If you can't manage to complete a particular problem please hand in your incomplete code -- comment it out if it produces an error.

===== 1. Down the Garden Path =====

Lets get started by trying out the POS-Tagger in NLTK. See if you can think of some ambiguous sentences that confuse the tagger -- or google for some [[http://www.fun-with-words.com/ambiguous_garden_path.html|garden path sentences]].

<code python>
import nltk

text = nltk.word_tokenize("The horse raced past the barn fell.")

tagged_text = nltk.pos_tag(text)
print(tagged_text)
</code>

Use ''nltk.help.upenn_tagset()'' to look up the meaning of the tags.

<code python>
nltk.help.upenn_tagset('NN')
nltk.help.upenn_tagset('NN.*')

#fyi, there is also a lookup function for the tagset used for the Brown corpus:
nltk.help.brown_tagset('NN')
</code>

See if making minor changes to the wording of the sentences is enough for the tagger to tag it correctly. For example adding ''that was'' after ''horse'' in the example above.

===== 2. Training and Testing Data, and Finding the Baseline  =====

<code python>
from nltk.corpus import brown

</code>

Get the tagged sentences from the Brown corpus and separate them into training (90%) and testing parts (10%). (Note: we will use them also in the two remaining problems). You can limit the corpus to the ''news'' category during testing but use the whole corpus for the handin.

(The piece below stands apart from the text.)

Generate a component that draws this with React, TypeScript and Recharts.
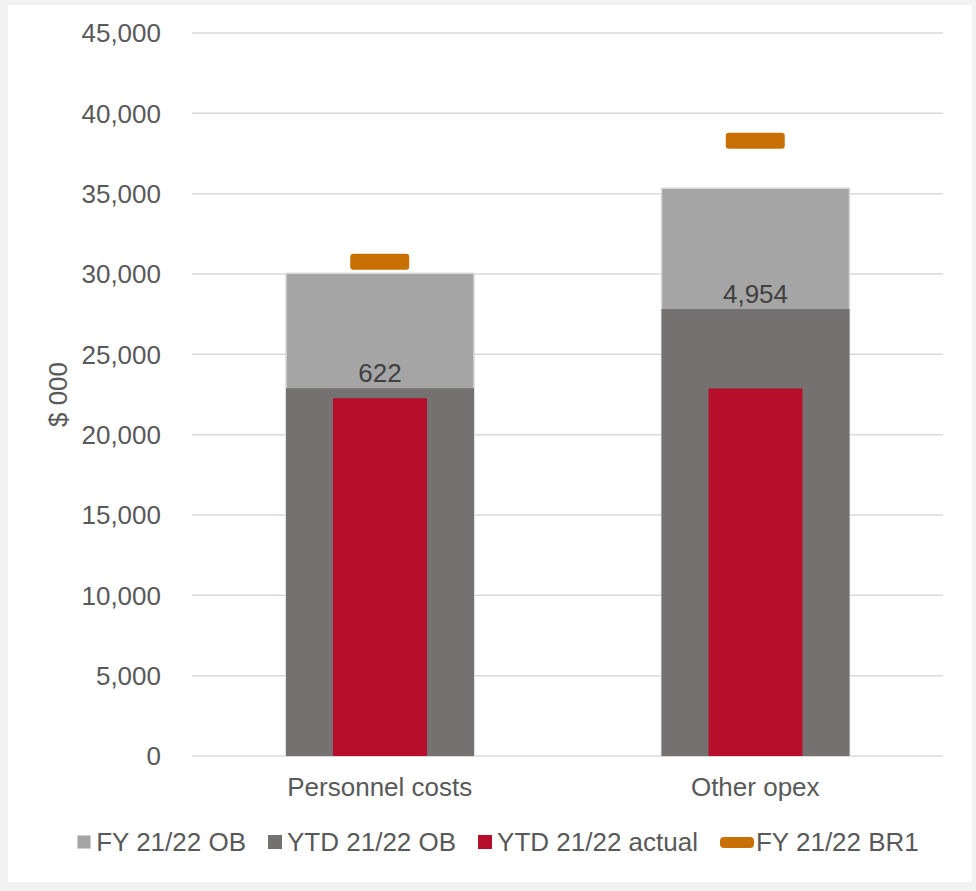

Train the **Unigram Tagger** on the training sentences using **Default Tagger** as backoff. Use 'NN' as the default tag.

Evaluate the taggers performance on the testing sentences. How well does it do? Do you think this is a fair baseline to measure other taggers against?

===== 3. A Cascade of Taggers =====

Extend the tagger combination in [[http://www.nltk.org/book/ch05.html#combining-taggers|5.4 Combining Taggers]] by defining a ''TrigramTagger'' called ''t3'', which backs off to ''t2'' as suggested.

<code python>
t0 = nltk.DefaultTagger('NN')
t1 = nltk.UnigramTagger(brown_train_sents, backoff=t0)
t2 = nltk.BigramTagger(brown_train_sents, backoff=t1)
print(t2.evaluate(brown_test_sents))
[...]
</code>

Evaluate both ''t2'' and ''t3'' and report the difference. You can also evaluate ''t0'' and ''t1'' to see what each step brings to the overall result.

===== 4. Most frequent tag of Hapax legomenon  =====

Instead of using the most common tag overall for the Default Tagger some say that [[https://en.wikipedia.org/wiki/Hapax_legomenon|hapax legomenon]] is a better model for unknown words. That is, that words that occur only once in the corpus are likely to be representative of the words that never occur, the unseen words.

See if you can write code to find the most common tags in the set of words that occur only once in the Brown corpus. You might prefer to use ''brown.tagged_words()'' here, and even ''brown.tagged_words(categories='news')'' during testing.

What is the most common tag of //hapax legomenon//?

Looking at the twenty most common tags, how do you think the difference between the overall model and hapax legomenon model will develop as the training corpus grows larger?